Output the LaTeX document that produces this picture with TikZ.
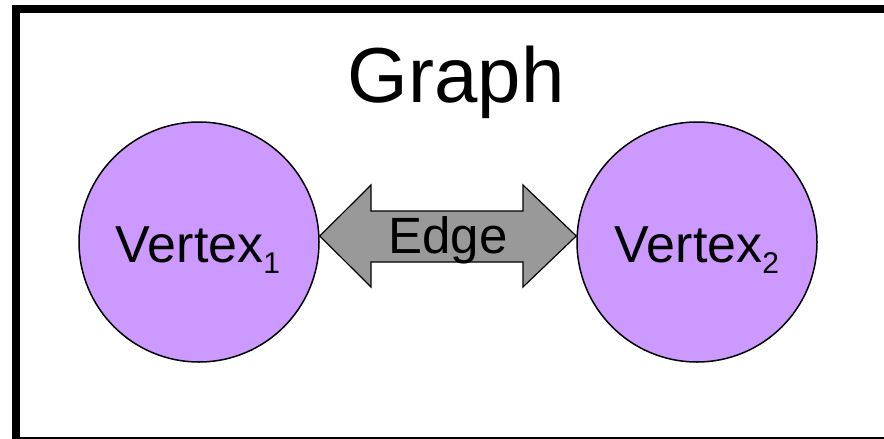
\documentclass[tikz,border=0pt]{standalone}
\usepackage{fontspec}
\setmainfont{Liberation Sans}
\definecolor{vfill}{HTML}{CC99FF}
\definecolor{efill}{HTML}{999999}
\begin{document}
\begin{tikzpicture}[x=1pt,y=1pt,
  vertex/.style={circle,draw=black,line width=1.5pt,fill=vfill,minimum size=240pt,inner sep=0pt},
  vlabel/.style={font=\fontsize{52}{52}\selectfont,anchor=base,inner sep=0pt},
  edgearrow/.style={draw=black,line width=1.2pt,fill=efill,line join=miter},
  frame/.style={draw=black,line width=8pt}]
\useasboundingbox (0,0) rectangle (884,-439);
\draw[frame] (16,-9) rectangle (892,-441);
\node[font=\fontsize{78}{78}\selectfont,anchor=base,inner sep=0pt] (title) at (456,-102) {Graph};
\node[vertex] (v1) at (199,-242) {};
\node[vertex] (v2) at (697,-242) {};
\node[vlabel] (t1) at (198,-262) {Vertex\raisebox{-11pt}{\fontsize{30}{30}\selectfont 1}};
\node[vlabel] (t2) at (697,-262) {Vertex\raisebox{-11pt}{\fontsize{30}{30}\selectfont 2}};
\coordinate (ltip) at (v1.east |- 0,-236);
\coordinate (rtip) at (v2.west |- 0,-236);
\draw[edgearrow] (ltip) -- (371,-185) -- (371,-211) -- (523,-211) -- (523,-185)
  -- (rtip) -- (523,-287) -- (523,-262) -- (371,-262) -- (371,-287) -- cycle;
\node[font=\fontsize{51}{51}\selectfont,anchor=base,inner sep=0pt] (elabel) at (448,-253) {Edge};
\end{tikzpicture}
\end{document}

==

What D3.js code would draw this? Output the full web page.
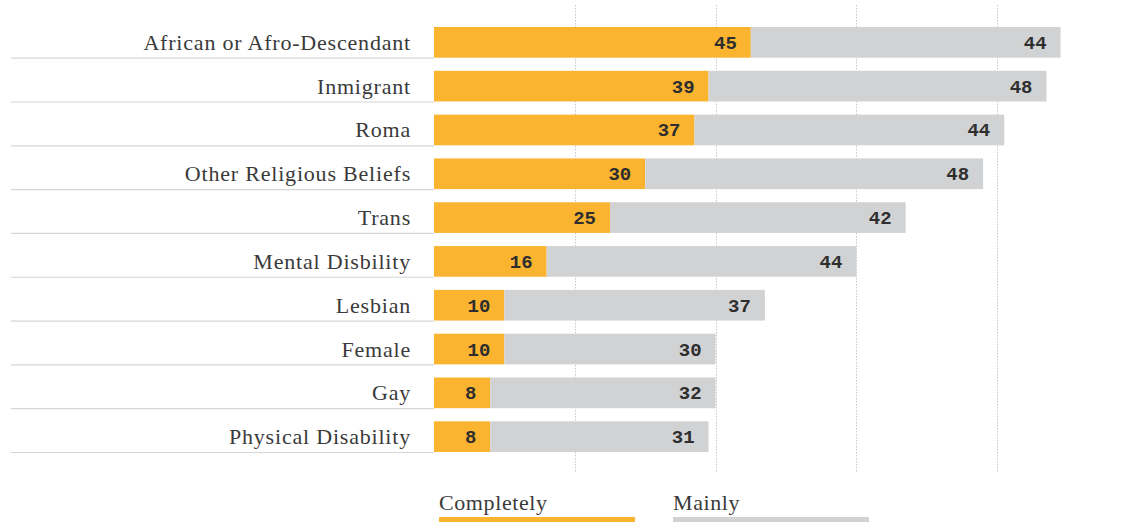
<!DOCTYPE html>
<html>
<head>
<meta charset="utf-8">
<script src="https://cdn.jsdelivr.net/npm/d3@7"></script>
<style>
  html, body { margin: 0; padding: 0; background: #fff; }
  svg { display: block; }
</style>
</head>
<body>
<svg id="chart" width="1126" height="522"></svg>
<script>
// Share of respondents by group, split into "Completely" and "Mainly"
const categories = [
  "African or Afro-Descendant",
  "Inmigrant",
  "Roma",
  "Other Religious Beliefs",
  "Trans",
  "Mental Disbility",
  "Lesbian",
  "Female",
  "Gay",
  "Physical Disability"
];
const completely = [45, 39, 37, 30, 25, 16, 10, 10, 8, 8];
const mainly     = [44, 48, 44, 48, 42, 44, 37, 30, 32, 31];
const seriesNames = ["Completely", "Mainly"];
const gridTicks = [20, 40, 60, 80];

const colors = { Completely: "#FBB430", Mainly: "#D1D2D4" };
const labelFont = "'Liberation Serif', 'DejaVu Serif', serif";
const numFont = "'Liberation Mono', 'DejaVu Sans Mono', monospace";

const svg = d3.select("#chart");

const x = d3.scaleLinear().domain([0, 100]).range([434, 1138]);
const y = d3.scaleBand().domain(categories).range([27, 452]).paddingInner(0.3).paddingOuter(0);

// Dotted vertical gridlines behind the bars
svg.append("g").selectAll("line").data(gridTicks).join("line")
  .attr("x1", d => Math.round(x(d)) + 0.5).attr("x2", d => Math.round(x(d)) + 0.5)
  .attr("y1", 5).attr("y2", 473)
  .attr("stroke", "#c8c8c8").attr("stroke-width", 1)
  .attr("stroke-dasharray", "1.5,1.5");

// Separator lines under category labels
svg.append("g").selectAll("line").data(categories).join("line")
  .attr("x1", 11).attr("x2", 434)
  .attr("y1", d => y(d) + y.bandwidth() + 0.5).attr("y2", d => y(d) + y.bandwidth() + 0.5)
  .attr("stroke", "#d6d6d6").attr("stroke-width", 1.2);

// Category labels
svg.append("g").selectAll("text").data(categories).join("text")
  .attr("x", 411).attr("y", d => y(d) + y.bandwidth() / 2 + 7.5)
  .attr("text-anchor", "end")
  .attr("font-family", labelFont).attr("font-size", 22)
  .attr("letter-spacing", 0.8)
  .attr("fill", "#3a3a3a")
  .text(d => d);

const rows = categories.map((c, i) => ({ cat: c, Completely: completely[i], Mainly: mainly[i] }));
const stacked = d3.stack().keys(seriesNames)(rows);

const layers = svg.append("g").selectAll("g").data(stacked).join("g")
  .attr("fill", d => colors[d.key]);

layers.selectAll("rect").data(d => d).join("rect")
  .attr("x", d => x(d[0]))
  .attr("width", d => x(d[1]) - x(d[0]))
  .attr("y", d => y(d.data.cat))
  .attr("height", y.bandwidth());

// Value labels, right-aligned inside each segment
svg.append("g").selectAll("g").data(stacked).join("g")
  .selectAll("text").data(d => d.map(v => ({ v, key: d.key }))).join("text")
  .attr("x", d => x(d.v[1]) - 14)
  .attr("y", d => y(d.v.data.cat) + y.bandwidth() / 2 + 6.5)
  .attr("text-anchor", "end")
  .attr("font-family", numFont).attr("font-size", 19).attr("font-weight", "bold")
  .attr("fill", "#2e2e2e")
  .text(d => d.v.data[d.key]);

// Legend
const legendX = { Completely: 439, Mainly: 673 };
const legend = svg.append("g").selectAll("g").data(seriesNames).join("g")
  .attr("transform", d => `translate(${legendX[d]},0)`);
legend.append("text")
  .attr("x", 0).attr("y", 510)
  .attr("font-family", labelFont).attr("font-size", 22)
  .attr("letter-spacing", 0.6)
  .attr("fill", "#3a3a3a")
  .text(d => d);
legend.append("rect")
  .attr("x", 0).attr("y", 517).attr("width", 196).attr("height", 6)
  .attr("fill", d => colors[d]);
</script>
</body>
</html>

...

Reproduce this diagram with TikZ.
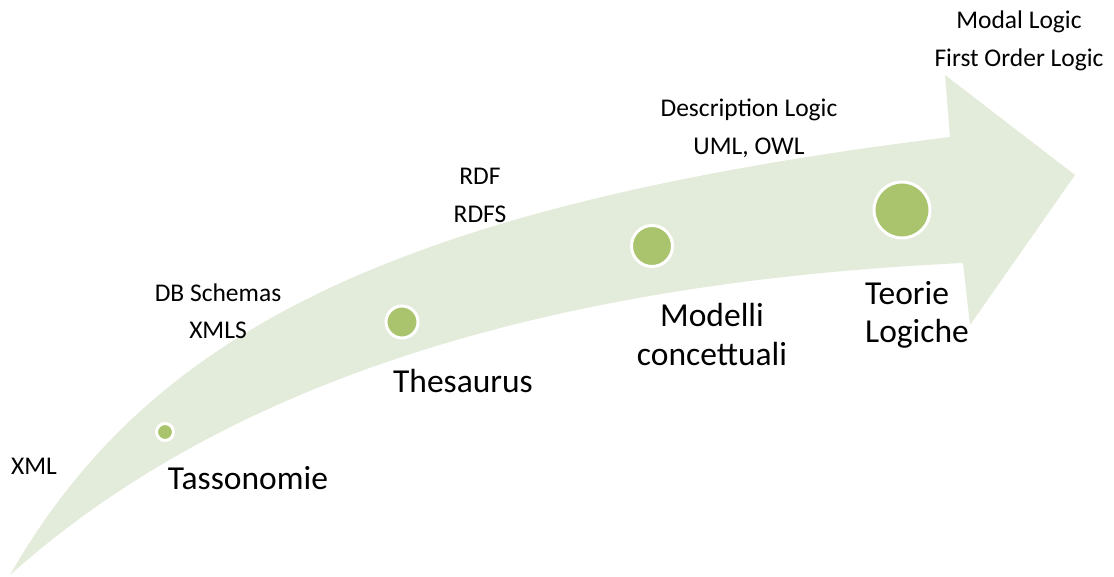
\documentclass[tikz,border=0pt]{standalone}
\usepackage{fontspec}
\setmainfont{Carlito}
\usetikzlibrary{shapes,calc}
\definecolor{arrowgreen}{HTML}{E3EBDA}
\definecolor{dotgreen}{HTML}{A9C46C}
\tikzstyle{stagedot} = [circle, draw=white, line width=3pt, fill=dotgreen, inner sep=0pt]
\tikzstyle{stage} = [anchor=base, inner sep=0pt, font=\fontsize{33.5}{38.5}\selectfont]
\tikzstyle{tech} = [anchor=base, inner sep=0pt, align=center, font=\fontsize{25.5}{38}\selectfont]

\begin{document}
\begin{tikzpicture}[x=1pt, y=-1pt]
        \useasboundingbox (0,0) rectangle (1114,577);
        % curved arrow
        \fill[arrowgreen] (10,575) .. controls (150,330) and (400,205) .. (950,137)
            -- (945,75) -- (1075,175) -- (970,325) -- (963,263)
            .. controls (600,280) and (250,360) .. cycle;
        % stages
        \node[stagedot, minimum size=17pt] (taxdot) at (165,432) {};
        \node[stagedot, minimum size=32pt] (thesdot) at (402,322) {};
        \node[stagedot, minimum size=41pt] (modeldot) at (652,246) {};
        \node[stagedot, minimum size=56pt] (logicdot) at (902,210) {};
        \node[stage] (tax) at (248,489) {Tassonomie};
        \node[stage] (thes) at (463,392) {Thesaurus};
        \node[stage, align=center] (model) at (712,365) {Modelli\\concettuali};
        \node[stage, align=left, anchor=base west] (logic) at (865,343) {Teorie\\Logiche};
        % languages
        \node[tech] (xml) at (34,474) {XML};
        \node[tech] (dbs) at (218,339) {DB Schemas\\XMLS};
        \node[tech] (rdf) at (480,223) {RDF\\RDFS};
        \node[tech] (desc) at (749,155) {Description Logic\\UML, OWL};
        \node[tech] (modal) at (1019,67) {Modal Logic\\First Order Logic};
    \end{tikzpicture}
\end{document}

#### Objective
Check each line of the material above for "this" and say how many lines contain it, giving the number alone.

#### Exercise output
3